*Required work:*
Retype, please, the listing from its opening line through the line that contains "ax.text(i, v +", both included, without the pictures.

*Given information:*
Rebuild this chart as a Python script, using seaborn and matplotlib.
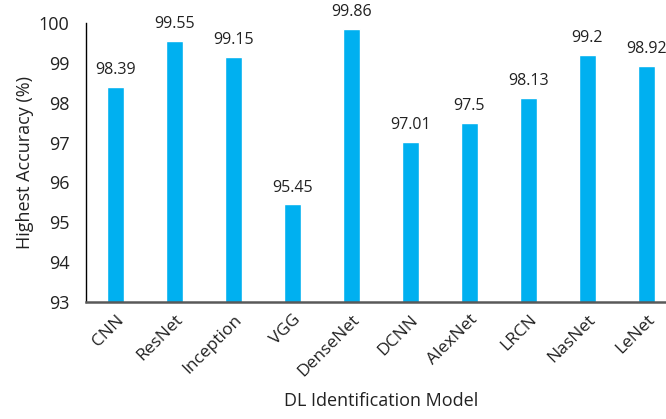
import matplotlib
matplotlib.use('Agg')
import matplotlib.pyplot as plt
import seaborn as sns
import pandas as pd

sns.set_theme(style='white')
plt.rcParams['font.family'] = ['Open Sans', 'DejaVu Sans']

# Highest accuracy reported per DL identification model
models = ['CNN', 'ResNet', 'Inception', 'VGG', 'DenseNet',
          'DCNN', 'AlexNet', 'LRCN', 'NasNet', 'LeNet']
accuracy = [98.39, 99.55, 99.15, 95.45, 99.86, 97.01, 97.5, 98.13, 99.2, 98.92]
value_labels = ['98.39', '99.55', '99.15', '95.45', '99.86',
                '97.01', '97.5', '98.13', '99.2', '98.92']

df = pd.DataFrame({'Model': models, 'Accuracy': accuracy})

fig = plt.figure(figsize=(6.66, 4.19), dpi=100)
fig.patch.set_facecolor('white')
# axes runs past the right edge, like the cropped original
ax = fig.add_axes([86 / 666, (419 - 302) / 419, 590 / 666, 279 / 419])

sns.barplot(data=df, x='Model', y='Accuracy', color='#00B0F0',
            width=0.305, saturation=1, ax=ax)

ax.set_ylim(93, 100)
ax.set_yticks(range(93, 101))
ax.tick_params(axis='y', labelsize=13, length=0, pad=12, colors='#222222')
ax.tick_params(axis='x', labelsize=12.5, length=0, pad=7, colors='#222222')
plt.setp(ax.get_xticklabels(), rotation=45, ha='right', rotation_mode='anchor')

for i, (v, lab) in enumerate(zip(accuracy, value_labels)):
    ax.text(i, v + 0.22, lab, ha='center', va='bottom', fontsize=11.5, color='#222222')

ax.set_xlabel('DL Identification Model', fontsize=13, color='#222222', labelpad=9)
ax.set_ylabel('Highest Accuracy (%)', fontsize=13, color='#222222', labelpad=3)

ax.spines['top'].set_visible(False)
ax.spines['right'].set_visible(False)
ax.spines['left'].set_color('black')
ax.spines['left'].set_linewidth(1.0)
ax.spines['bottom'].set_color('#595959')
ax.spines['bottom'].set_linewidth(1.8)

fig.savefig('out.png', dpi=100, facecolor='white')
plt.close(fig)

*Exercise output:*
Rebuild this chart as a Python script, using seaborn and matplotlib.
import matplotlib
matplotlib.use('Agg')
import matplotlib.pyplot as plt
import seaborn as sns
import pandas as pd

sns.set_theme(style='white')
plt.rcParams['font.family'] = ['Open Sans', 'DejaVu Sans']

# Highest accuracy reported per DL identification model
models = ['CNN', 'ResNet', 'Inception', 'VGG', 'DenseNet',
          'DCNN', 'AlexNet', 'LRCN', 'NasNet', 'LeNet']
accuracy = [98.39, 99.55, 99.15, 95.45, 99.86, 97.01, 97.5, 98.13, 99.2, 98.92]
value_labels = ['98.39', '99.55', '99.15', '95.45', '99.86',
                '97.01', '97.5', '98.13', '99.2', '98.92']

df = pd.DataFrame({'Model': models, 'Accuracy': accuracy})

fig = plt.figure(figsize=(6.66, 4.19), dpi=100)
fig.patch.set_facecolor('white')
# axes runs past the right edge, like the cropped original
ax = fig.add_axes([86 / 666, (419 - 302) / 419, 590 / 666, 279 / 419])

sns.barplot(data=df, x='Model', y='Accuracy', color='#00B0F0',
            width=0.305, saturation=1, ax=ax)

ax.set_ylim(93, 100)
ax.set_yticks(range(93, 101))
ax.tick_params(axis='y', labelsize=13, length=0, pad=12, colors='#222222')
ax.tick_params(axis='x', labelsize=12.5, length=0, pad=7, colors='#222222')
plt.setp(ax.get_xticklabels(), rotation=45, ha='right', rotation_mode='anchor')

for i, (v, lab) in enumerate(zip(accuracy, value_labels)):
    ax.text(i, v + 0.22, lab, ha='center', va='bottom', fontsize=11.5, color='#222222')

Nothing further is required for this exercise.